Bird bodies are shrinking in response to climate changes, even in places like the Amazon rainforest, which are relatively untouched by human hands.

The researchers studied information on more than 15,000 non-migratory birds, covering 77 species over a 40-year period, which were captured in the Amazon rainforest, tagged and then released.

Scientists have found that nearly all bird bodies have gotten lighter since the 1980s, losing an average of about 2% of body weight each decade, according to a new study published on Friday (12) in Science Advances magazine.

In a bird species that weighed about 30 grams in the 1980s, the population now averages 27.6 grams.

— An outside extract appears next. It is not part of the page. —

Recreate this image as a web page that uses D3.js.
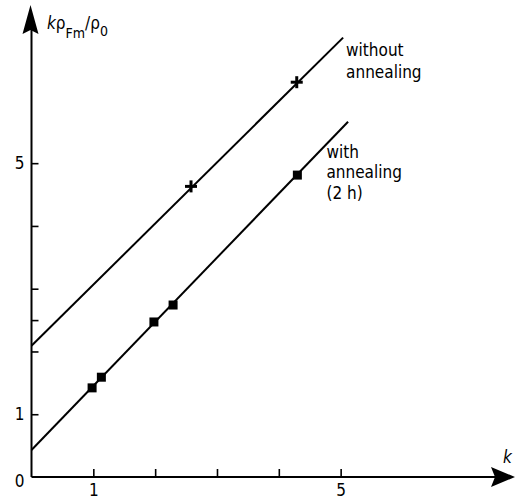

The study also found that the wingspan was getting larger in a third of the Amazon bird species that were studied.

It is a pattern also seen in North American migratory birds.

“These birds don’t vary much in size. They’re pretty tight, so when everyone in the population is a few grams smaller, that’s significant,” says co-author Philip Stouffer, who is professor at Louisiana State University’s School of Renewable Natural Resources.

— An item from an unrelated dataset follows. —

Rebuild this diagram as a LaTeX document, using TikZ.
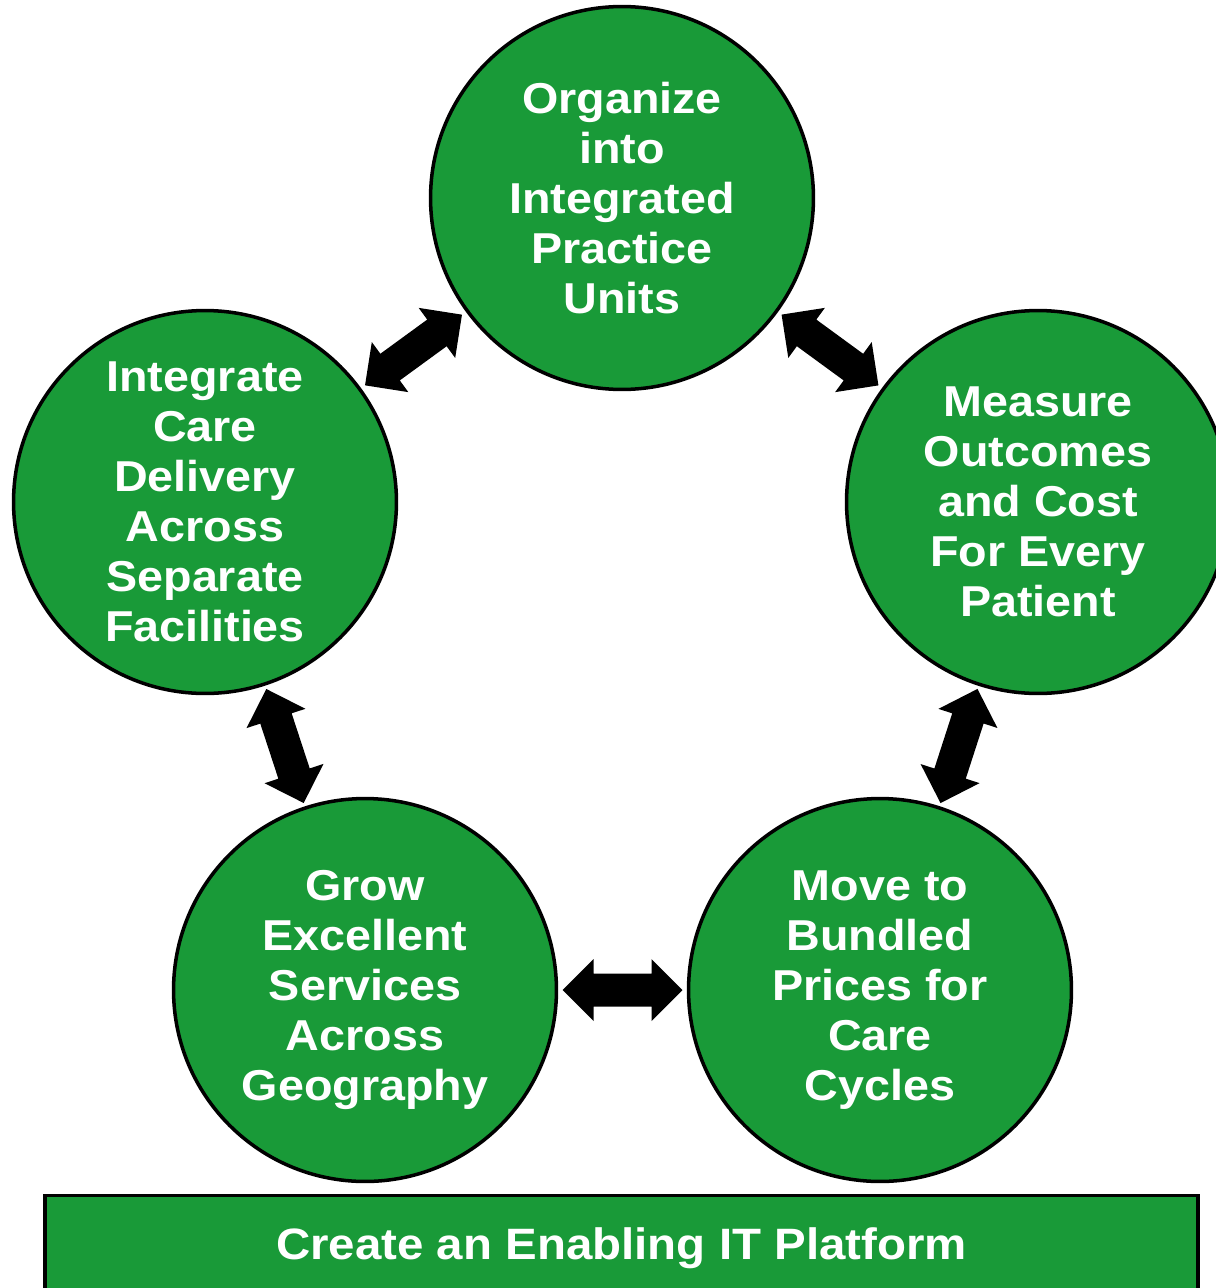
\documentclass[tikz,border=0pt]{standalone}
\usepackage{fontspec}
\setmainfont{Liberation Sans}[FakeStretch=1.08]
\usetikzlibrary{calc}
\definecolor{cgreen}{RGB}{25,154,56}
\tikzset{
  stage/.style={circle, draw=black, line width=2pt, fill=cgreen, minimum size=7.66cm, inner sep=0pt,
    text=white, align=center, font=\bfseries\fontsize{24.6}{28.45}\selectfont},
  platform/.style={rectangle, draw=black, line width=2.2pt, fill=cgreen, minimum width=23.06cm, minimum height=2.1cm,
    text=white, font=\bfseries\fontsize{25}{29}\selectfont},
  blockarrow/.style={fill=black}
}
\newcommand\vx[2]{($(mid)+(\n1:#1)+(\n1+90:#2)$)}
\newcommand\dblarrow[2]{%
  \coordinate (mid) at ($(#1)!0.5!(#2)$);
  \fill[blockarrow] let \p1=($(#2)-(#1)$), \n1={atan2(\y1,\x1)} in
    \vx{1.2cm}{0cm} -- \vx{0.58cm}{0.62cm} -- \vx{0.58cm}{0.33cm} -- \vx{-0.58cm}{0.33cm} --
    \vx{-0.58cm}{0.62cm} -- \vx{-1.2cm}{0cm} -- \vx{-0.58cm}{-0.62cm} -- \vx{-0.58cm}{-0.33cm} --
    \vx{0.58cm}{-0.33cm} -- \vx{0.58cm}{-0.62cm} -- cycle;}
\begin{document}
\begin{tikzpicture}[x=0.02cm,y=-0.02cm]
\clip (0,0) rectangle (1216,1288);
\fill[white] (0,0) rectangle (1216,1288);
\node[stage] (org) at (622,198) {Organize\\into\\Integrated\\Practice\\Units};
\node[stage] (meas) at (1038,502) {Measure\\Outcomes\\and Cost\\For Every\\Patient};
\node[stage] (move) at (880,990) {Move to\\Bundled\\Prices for\\Care\\Cycles};
\node[stage] (grow) at (365,990) {Grow\\Excellent\\Services\\Across\\Geography};
\node[stage] (integ) at (205,502) {Integrate\\Care\\Delivery\\Across\\Separate\\Facilities};
\node[platform] (it) at (621.5,1248) {Create an Enabling IT Platform};
\dblarrow{org}{meas}
\dblarrow{meas}{move}
\dblarrow{move}{grow}
\dblarrow{grow}{integ}
\dblarrow{integ}{org}
\end{tikzpicture}
\end{document}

“This is definitely happening everywhere and probably not just with birds,” says Stouffer in a press release.

“If you look out the window and consider what you’re seeing outside, conditions aren’t the same as they were 40 years ago, and it’s very likely that plants and animals are also responding to these changes. We have this idea that the things we see are fixed in time, but if these birds are not fixed in time, that might not be true.”

Energy Efficient Wings

Birds that lived high up in the forest canopy, which were most exposed to the heat and driest conditions, had the most dramatic changes in body weight and wing size, the researchers found.

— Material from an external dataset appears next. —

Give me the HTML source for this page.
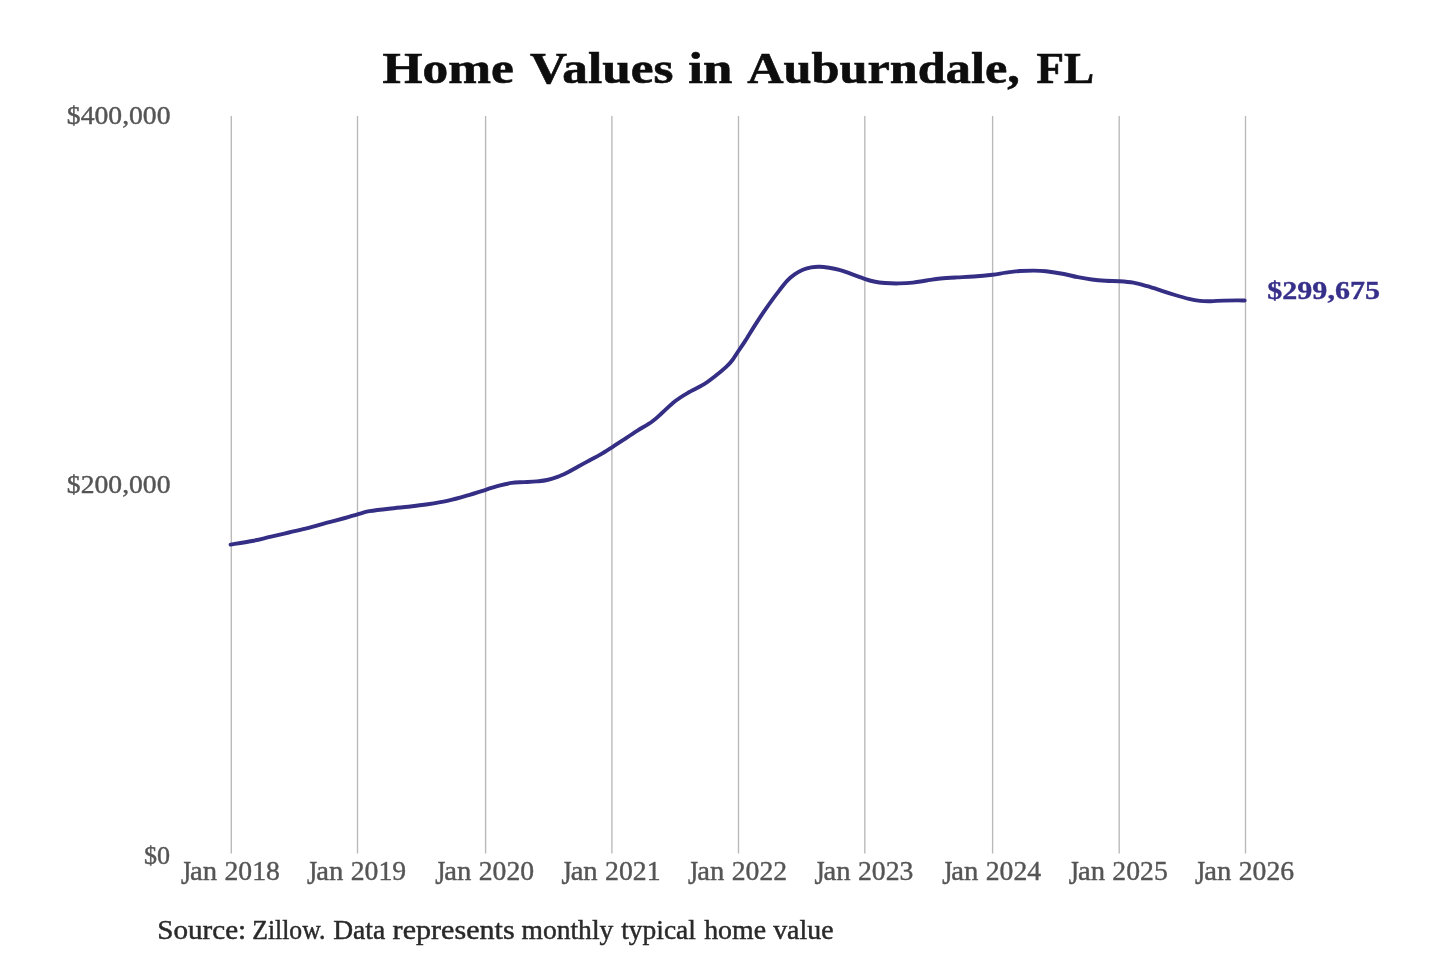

Lesser body weight and increased wing length mean birds use energy more efficiently, the researchers note. For example, compared to a jet fighter with short wings that needs a lot of fuel to fly, a glider plane with a thin body and long wings flies with much less energy.

The study concluded that warmer weather was the driving force behind these changes, but the mechanism at play was not entirely clear. The climate of the Brazilian Amazon, where the birds lived, had become warmer and more humid, at least during the rainy season, throughout the study period.

Since 1966, rainfall has increased by 13% in the wet season and decreased by 15% in the dry season, with temperatures increasing by 1°C in the wet season and 1.6°C in the dry season.

Climate change may have made food or other resources scarcer, the research points out.

“Together, body proportions have moved in the direction of more efficient flight and less metabolic heat production and are consistent with plastic or genetic adaptation to resources or thermal stress under climate change,” the study says.

Animals are dealing with climate change in different ways.

In the Mediterranean Sea, fish, crustaceans and molluscs are found in deeper habitats as the water warms.

Animals are developing larger beaks, legs and ears that allow them to better regulate body temperature as the planet gets warmer, other research found.